Living with the Truth Stranger than Fiction This Is Not About What You Think Milligan and Murphy Making Sense

Wednesday, 25 February 2015

#497


Time II



Time is a dog which haunts you –
         is a wolf which stalks you –
         hangs, like guilt, round your neck
         dragging you down to the grave.

Like Light it allows you
         to perceive only a little –
         lays bare Man's mortality.


16 October 1978
 
 

This poem has never been published before. Light appears in many of my poems, thirty of my adult poems (i.e. the poems from #453 on), and I suspect will appear in a lot of the juvenilia too. Light is, at least in my head, synonymous with truth and in my early poems both are often capitalised. Not sure where I picked up that habit from. It wasn’t from Emily Dickinson because I’ve only read her recently. Clearly I’m doing it to give additional emphasis to the words so I’m a little surprised I didn’t capitalise ‘guilt’ here too. The dog is the same one from ‘Stray’ and he appears in other poems too. For a cat person there are a surprising number of dogs in my poems. I would guess too this is the first time I use outdents to signify the beginnings of sentences. Not really needed here though as the separate stanzas do that quite nicely.

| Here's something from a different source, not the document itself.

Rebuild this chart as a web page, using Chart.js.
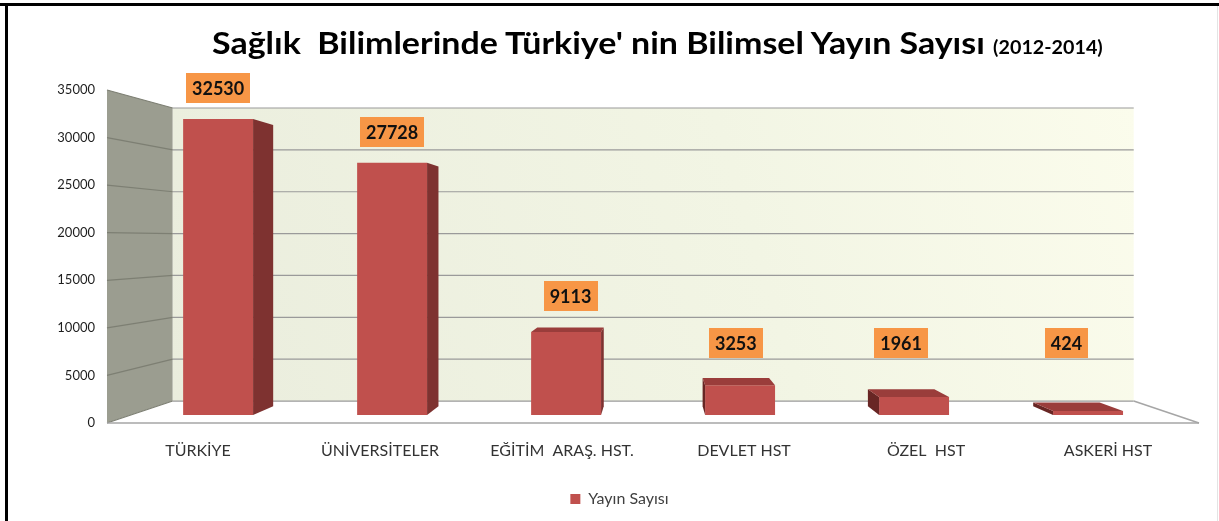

Tenement-Dog-Marc-PoKempner

Marc PoKempner, "Tenement Dog," 1974,
Chicago Photography Collective, Chicago

4 comments:

Kass said...

"...time, like guilt..."
"...dragging you down to the grave."

At my age, it's more like galloping than a slow drag.

Nice poem.

Jim Murdoch said...

My father told me time would speed up as I got older, Kass. I thought he was havering but the older I get the more I find the days pass like hours. What’s interesting to me is that I’d write a poem like this when I was still in my teens.

Kass said...

Yes, I suppose you have always been interesting.

Jim Murdoch said...

I would like to think so, Kass. Other adjectives have been used over the years.